Dicen que la felicidad no es una condición, sino un estado. Sincrónico, no diacrónico. Que la felicidad de la vida está compuesta de momentos, no necesariamente sucesivos y sí, yo suscribo...
A veces los mejores placeres de la vida yacen en las cosas más simples y cotidianas…
Era una noche de invierno limeño, llovía un poco — si es que se le puede llamar lluvia a ese capricho de las nubes, que a veces parece sólo estar hecho para empañarnos los lentes a los miopes como yo, sólo por joder— yo salía de la universidad y decidí caminar a casa. Se me antojó. Caminar para mí es una fuente de placer.
Es un ritual casi religioso el que sigo cuando camino: saco mi celular — confiando siempre en que no me van a robar porque tengo la suerte del miope — desenredo mis audífonos con mucho cuidado, los conecto, me los pongo, abro Spotify y desaparezco. Me pierdo en la música. Me pierdo como cuando Frodo se pone el anillo del poder y todo se ve borroso a su alrededor, como si estuviese en otra dimensión. Canto — aunque cante mal, no me importa — mientras camino. Canto alto y a veces bailo un poco. Es hermoso, de verdad. La gente a veces me mira un poco raro, pero ya van 23 años que me han hecho acostumbrarme a eso y… para mí es hermoso.
Durante mi trance pasé por una bodega, casi inconscientemente me acerqué y como por instinto mi boca articuló el pedido mágico:
– Una chela por favor
– ¿Cuál de todas desea?
– Pilsen… Cuzqueña… bah, cualquiera menos Quara…
No hubo mayor razonamiento en esa acción, en mi pedido, en mi respuesta. Creo que fue instinto… y no se puede hacer nada contra el instinto. Sonaba la radio, alguna canción de cumbia de alguna emisora limeña… tan limeña.
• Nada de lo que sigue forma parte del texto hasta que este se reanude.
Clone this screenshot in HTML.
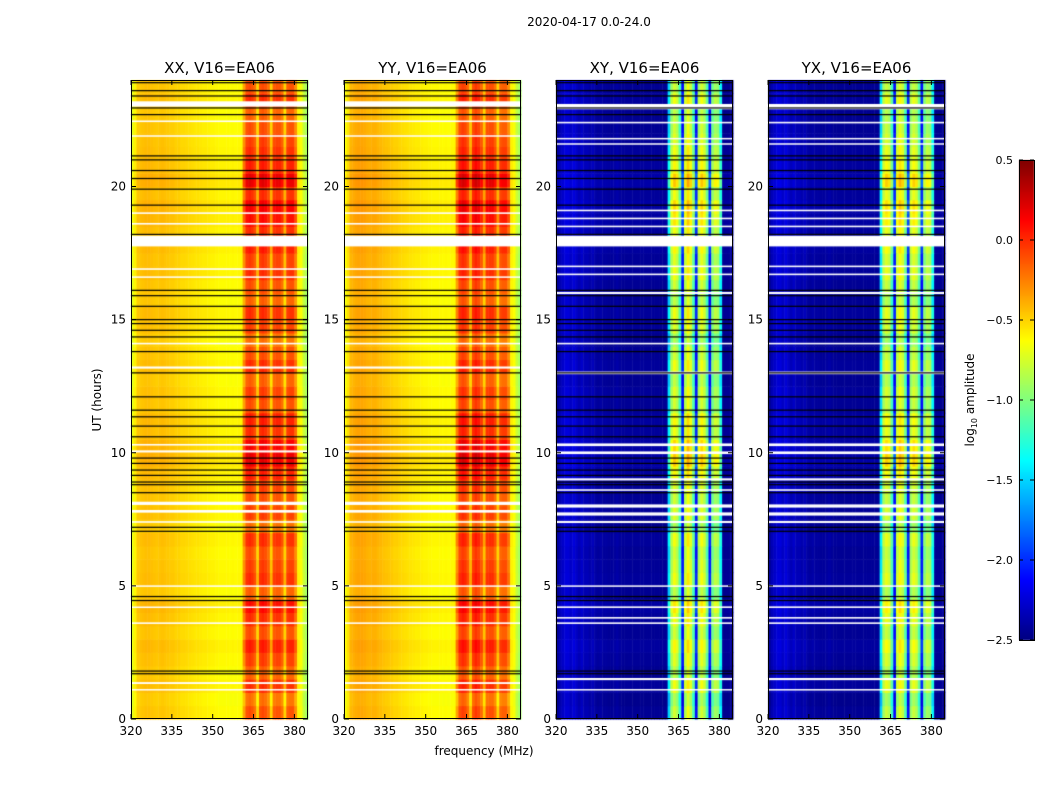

La voz de la chica decía que Lima estaba a 15° C en ese momento, frío eh — aunque yo no sentía nada porque llevaba puesta una chompa que parece el abrigo de Jon Snow en el Muro — pero no importaba, esa noche era una buena noche para caminar y yo estaba decidida a caminar. Recibí mi vuelto, me volví a poner los audífonos, cogí mi chela y comencé de nuevo.
Recuerdo la sensación del viento frío y las gotitas de lluvia golpeándome buena onda. Recuerdo que ya no me pareció tan buena onda cuando me comenzó a despeinar exageradamente, porque mi cabello es un tema difícil. Ondulado, largo, complicado, rebelde… Es mi cabello, a fin de cuentas. Tanto fue así que me vi obligada a parar un momento para aprisionarlo en un moño y poder seguir avanzando tranquila. La música era exquisita, y la música, más mi chela aún más; y la música, más mi chela, más el viento, más la lluvia… aún más. Había puesto la música de forma aleatoria, pero la mayoría de la música que yo escucho mientras camino tiene algo en común: voces gruesas, fuertes, que evocan cuero, tatuajes y sonrisas torcidas. En todo eso soy constante, en todo eso que me encanta. Hasta las canciones que me traían recuerdos tristes me encantaron esa noche. Respiraba hondo, caminaba dando sorbos a mi chela, y todo estaba bien. Sonreía.
40 minutos pasaron demasiado rápido para mi gusto. 40 minutos de la universidad a mi casa, a paso lento. De pronto salí del trance, «abrí» los ojos y me encontré en la puerta de mi casa. Mis manos habían puesto pausa a la música en mi celular, mi chela ya estaba vacía. Por inercia comencé a buscar mis llaves en algún rincón de mi cartera —cada vez que me demoro en encontrar mis llaves recuerdo que odio usar cartera — cuando las encontré, abrí la puerta con una sonrisa. Estaba tranquila, estaba feliz. Entré a casa.